To my fellow mamas who are tired of the mantra, “the days are long, but the years are short”: yeah, I know it’s true, and it’s worth repeating, but it doesn’t always help in moments of total chaos.
It doesn’t help when there’s a huge puddle in your bathroom and you can’t clean it up, when the crying won’t stop, when there’s poop on your child’s face, when you’re feeling totally and completely overwhelmed.
And if you let it, that moment can take you over. You can wallow in it. You can cry too. You can become consumed with jealousy as you think about your husband having coffee with adults, sitting in a chair with nobody touching him. You can think bitterly about that family on Instagram that has a full time nanny for their single child. You can lay down on the floor with your poopy children and you can allow that negativity to overwhelm you, to flood through you, to cripple you.
But you don’t have to. You have a choice in that moment, mamas.
You might choose it through gritted teeth, through frustration or even desperation, but you can choose joy.
The world will tell you that those hard moments are the worst thing that can happen to anyone and that you have every right to be miserable. It will tell you that motherhood is a “Big Fat F%$# You” and that it’s not fulfilling. It will tell you that you shouldn’t have to go through this. It will tell you to wallow all day long and it will steal the joy in your children’s childhood right out from under you.
I think we’ve all had moments like this and we’ve probably all wallowed at some point. So you know that no matter what the world tells you, wallowing doesn’t feel good. It doesn’t make you happy. It definitely doesn’t make your children happy. And the rest of your day doesn’t get better very fast.
You may agree that it’s better to choose joy (or at least laugh instead of cry?) but, how?
- Pray. My go to is (can you handle this eloquence?) “Lord, help me.”
- Take a deep breath.
- Make a change. Some of you out there might be able to just choose joy in a moment that keeps getting worse and worse, but that’s not something I can do. Find a distraction that stops the crying or whatever the immediate issue is, long enough that you can begin to think clearly. If all your children are cranky, for example, put them in the car and go somewhere. Anywhere. Or just drive around, give them goldfish and blast 90s pop songs or whatever you need to do.
- Stay off of social media until the moment passes. Don’t look at social media when you’re feeling vulnerable, overwhelmed, or frustrated. It will almost always make it worse.
- Plan something small but fun for you, that you can look forward to. Trip to Trader Joe’s for mom’s favorite cookies later? Perfect. Phone call to a friend so you can vent about whatever happened and move past it? Enlist your husband to bring home wine for when this day is finally over? Plan in something small that will make you happy and focus on that thing. It will be like a little life raft that pulls you up, out of drowning, and onto the shore where choosing joy gets easier and easier.

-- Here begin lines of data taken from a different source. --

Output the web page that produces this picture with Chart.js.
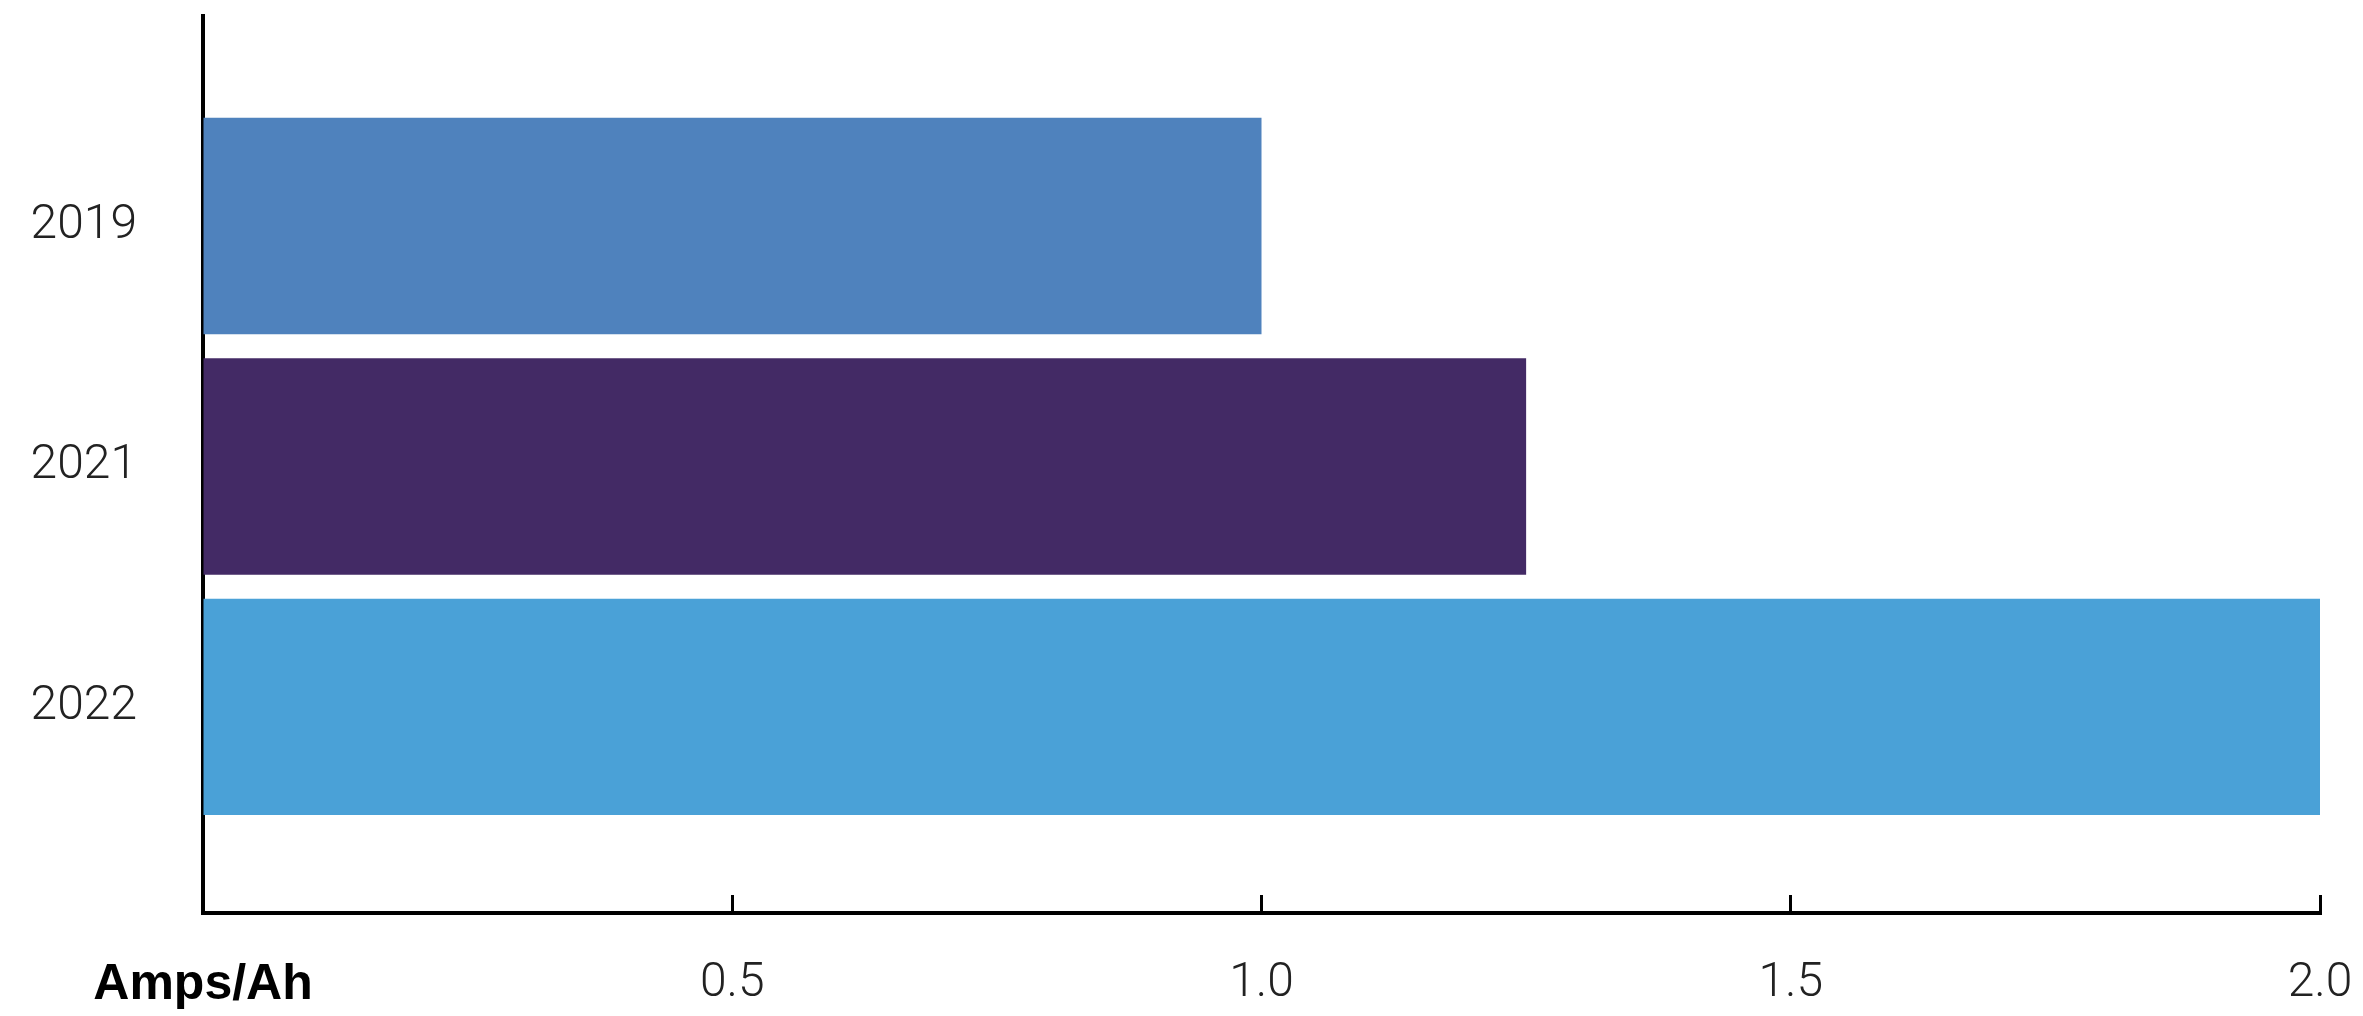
<!DOCTYPE html>
<html>
<head>
<meta charset="utf-8">
<script src="https://cdn.jsdelivr.net/npm/chart.js@4/dist/chart.umd.min.js"></script>
<style>
  html, body { margin: 0; padding: 0; background: #fff; }
  canvas { display: block; }
</style>
</head>
<body>
<canvas id="ampsChart" width="2363" height="1016"></canvas>
<script>
const years = ['2019', '2021', '2022'];
const ampsPerAh = [1.0, 1.25, 2.0];
const barColors = ['#4f82bd', '#432a65', '#4aa1d7'];
const xTicks = [0, 0.5, 1.0, 1.5, 2.0];
const xTitle = 'Amps/Ah';

const labelFont = "'Roboto', 'Liberation Sans', sans-serif";

// year rows sit on a numeric index axis so the axis can run past the bars
const points = ampsPerAh.map((v, i) => ({ x: v, y: i }));

const ctx = document.getElementById('ampsChart').getContext('2d');

new Chart(ctx, {
  type: 'bar',
  data: {
    datasets: [{
      data: points,
      backgroundColor: barColors,
      borderWidth: 0,
      barPercentage: 0.9,
      categoryPercentage: 1.0
    }]
  },
  options: {
    indexAxis: 'y',
    responsive: false,
    devicePixelRatio: 1,
    animation: false,
    layout: {
      padding: { top: 16, right: 43, left: 0, bottom: 0 }
    },
    plugins: {
      legend: { display: false },
      tooltip: { enabled: false }
    },
    scales: {
      x: {
        type: 'linear',
        min: 0,
        max: 2,
        afterBuildTicks: (scale) => {
          scale.ticks = xTicks.map(v => ({ value: v }));
        },
        afterFit: (scale) => {
          scale.height = 103;
          scale.paddingLeft = 0;
          scale.paddingRight = 0;
        },
        grid: {
          drawOnChartArea: false,
          drawTicks: true,
          tickLength: -18,
          tickWidth: 3,
          tickColor: '#000'
        },
        border: { display: true, color: '#000', width: 4 },
        ticks: {
          padding: 60,
          color: (c) => c.index === 0 ? '#000' : '#222',
          font: (c) => c.index === 0
            ? { family: "'Liberation Sans', Arial, sans-serif", size: 50, weight: 'bold' }
            : { family: labelFont, size: 48, weight: 300 },
          callback: (value) => value === 0 ? xTitle : value.toFixed(1)
        }
      },
      y: {
        type: 'linear',
        reverse: true,
        offset: false,
        min: -0.873,
        max: 2.857,
        afterBuildTicks: (scale) => {
          scale.ticks = years.map((_, i) => ({ value: i }));
        },
        afterFit: (scale) => {
          scale.width = 203;
          scale.paddingTop = 0;
          scale.paddingBottom = 0;
        },
        grid: { offset: false, drawOnChartArea: false, drawTicks: false },
        border: { display: true, color: '#000', width: 4 },
        ticks: {
          padding: 66,
          color: '#222',
          font: { family: labelFont, size: 48, weight: 300 },
          callback: (value) => years[value]
        }
      }
    }
  }
});
</script>
</body>
</html>
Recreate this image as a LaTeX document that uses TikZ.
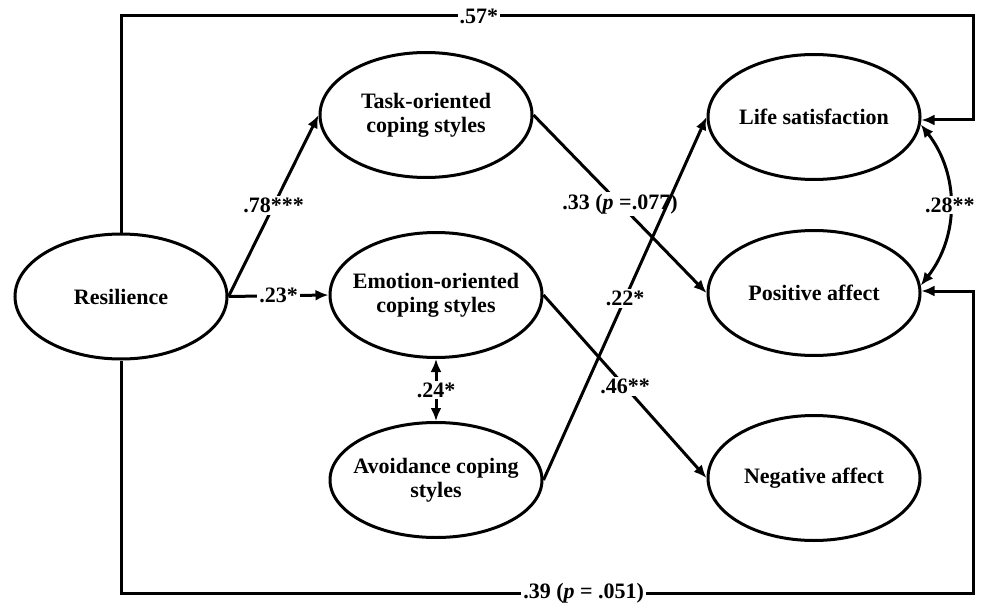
\documentclass[tikz,border=0pt]{standalone}
\usepackage{fontspec}
\setmainfont{Liberation Serif}
\usetikzlibrary{shapes.geometric,arrows.meta}
\begin{document}
\begin{tikzpicture}[x=1pt,y=-1pt,
  lat/.style={ellipse,draw,line width=3pt,minimum width=212pt,minimum height=125pt,inner xsep=-25pt,inner ysep=0pt,align=center,font=\fontsize{22}{24}\selectfont\bfseries},
  pth/.style={line width=3pt,-{Latex[length=13pt,width=11pt]}},
  dbl/.style={line width=3pt,{Latex[length=13pt,width=11pt]}-{Latex[length=13pt,width=11pt]}},
  lab/.style={fill=white,inner sep=2pt,font=\fontsize{22}{24}\selectfont\bfseries}]
\useasboundingbox (0,0) rectangle (987,604);
\node[lat] (R) at (121,296.5) {Resilience};
\node[lat] (T) at (426,115) {Task-oriented\\coping styles};
\node[lat] (E) at (436,295) {Emotion-oriented\\coping styles};
\node[lat,minimum height=115pt] (A) at (436,480) {Avoidance coping\\styles};
\node[lat] (L) at (814,117) {Life satisfaction};
\node[lat] (P) at (814,293) {Positive affect};
\node[lat] (N) at (814,478) {Negative affect};
\coordinate (c1) at (121,16);
\coordinate (c2) at (973,16);
\coordinate (c3) at (973,120);
\coordinate (c4) at (121,593);
\coordinate (c5) at (973,593);
\coordinate (c6) at (973,291);
\draw[pth] (R.north) -- (c1) -- node[lab,pos=0.42]{.57*} (c2) -- (c3) -- (c3 -| L.east);
\draw[pth] (R.south) -- (c4) -- node[lab,pos=0.543]{.39 (\textit{p} = .051)} (c5) -- (c6) -- (c6 -| P.east);
\draw[pth] (R.east) -- node[lab]{.78***} (T.west);
\draw[pth] (R.east) -- node[lab]{.23*} (E.west);
\draw[pth] (T.east) -- node[lab]{.33 (\textit{p} =.077)} (P.west);
\draw[pth] (E.east) -- node[lab]{.46**} (N.west);
\draw[pth] (A.east) -- node[lab]{.22*} (L.west);
\draw[dbl] (E.south) -- node[lab]{.24*} (A.north);
\draw[dbl] (L.-4) to[bend left=38] node[lab]{.28**} (P.4);
\end{tikzpicture}
\end{document}
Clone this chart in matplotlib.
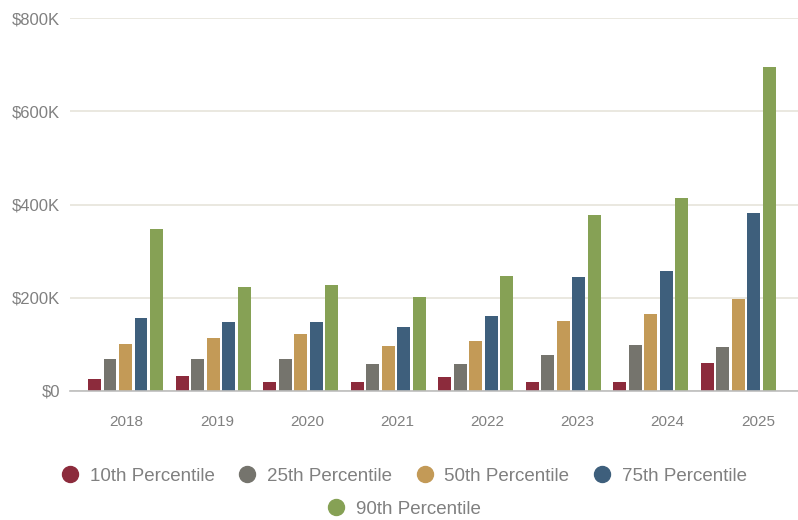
import matplotlib
matplotlib.use("Agg")
import matplotlib.pyplot as plt
from matplotlib.lines import Line2D
import numpy as np

years = ["2018", "2019", "2020", "2021", "2022", "2023", "2024", "2025"]
series_names = ["10th Percentile", "25th Percentile", "50th Percentile", "75th Percentile", "90th Percentile"]
p10 = [26, 33, 20, 20, 31, 19, 20, 59]
p25 = [68, 68, 68, 58, 57, 77, 98, 94]
p50 = [101, 113, 123, 96, 108, 150, 165, 198]
p75 = [157, 148, 148, 138, 160, 245, 258, 381]
p90 = [347, 223, 228, 202, 247, 378, 415, 694]
yticks = [0, 200, 400, 600, 800]
ytick_labels = ["$0", "$200K", "$400K", "$600K", "$800K"]

colors = ["#8C2B3C", "#75746D", "#C39A57", "#3E5F7C", "#86A155"]
text_color = "#808080"

plt.rcParams['font.family'] = ['Liberation Sans', 'DejaVu Sans']

fig = plt.figure(figsize=(7.98, 5.2), dpi=100)
ax = fig.add_axes([70/798, 1-391/520, 1-70/798, (391-18)/520])

x = np.arange(len(years))
pitch = 0.177
width = 0.148
data = [p10, p25, p50, p75, p90]
for i, (vals, c) in enumerate(zip(data, colors)):
    ax.bar(x + (i-2)*pitch, vals, width=width, color=c, zorder=3)

ax.set_ylim(0, 800)
ax.set_xlim(-0.634, 7.68)
ax.set_yticks(yticks)
ax.set_yticklabels(ytick_labels)
# category labels sit on a slightly wider spacing than the bar groups in the reference
ax.set_xticks(x * 1.0297 + 0.014)
ax.set_xticklabels(years)
ax.tick_params(axis='both', length=0, colors=text_color)
ax.tick_params(axis='x', pad=17, labelsize=11)
ax.tick_params(axis='y', pad=7, labelsize=12)
ax.grid(axis='y', color='#E6E4DA', linewidth=1.2, zorder=0)
for s in ['top', 'right', 'left']:
    ax.spines[s].set_visible(False)
ax.spines['bottom'].set_color('#BDBDBD')
ax.spines['bottom'].set_linewidth(1.2)
ax.spines['bottom'].set_zorder(4)

handles = [Line2D([0], [0], marker='o', linestyle='', markersize=11.5,
                  markerfacecolor=c, markeredgecolor=c) for c in colors]
leg1 = fig.legend(handles[:4], series_names[:4], loc='center', bbox_to_anchor=(0.5, 1-476/520),
                  ncol=4, frameon=False, fontsize=13.5, handletextpad=0.05, columnspacing=0.75,
                  labelcolor=text_color)
leg2 = fig.legend(handles[4:], series_names[4:], loc='center', bbox_to_anchor=(0.5, 1-509/520),
                  ncol=1, frameon=False, fontsize=13.5, handletextpad=0.05,
                  labelcolor=text_color)

fig.savefig("out.png", dpi=100)
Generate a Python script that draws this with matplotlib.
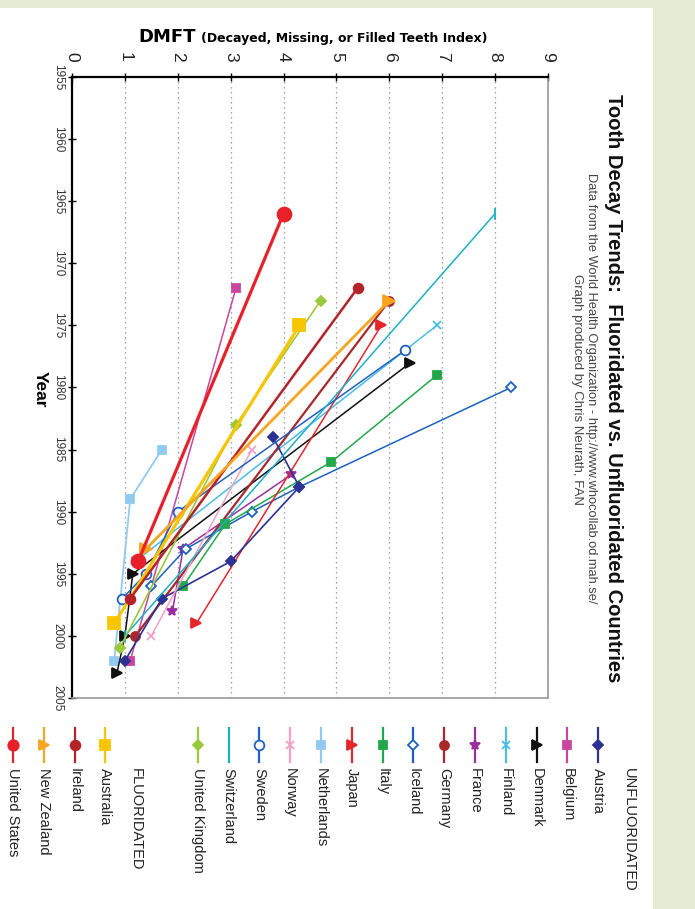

I did this that day. I removed myself from the downward spiral. I put my crying children in the car and I prayed and I blasted mom’s music and I drank a Diet Coke at 8:20 a.m. and I thought about how I was going to skip cooking that day and make frozen pizza for dinner, which by the way frozen pizza is incredible, and the thought made me a little relieved and a little happier.
And then I passed by the neighborhood park and I realized I could stop there and the boys might be happy in the swings (and they were). And before I knew it, it was naptime, and I had plenty of coffee and time to myself and new energy, and I spent naptime re-babyproofing the things my children had learned how to break into that morning, and the rest of the day was so much happier and SO much easier.
Mamas, you might be dealing with bigger problems than mine. I have no idea how you’re feeling, what you’re going through, and whether or not this little list will actually help you. But what I do know is that in small but overwhelming moments like these, wallowing will make you feel worse.
I can’t exactly tell you, “when life gives you poop, make lemonade,” but…well, you get the picture.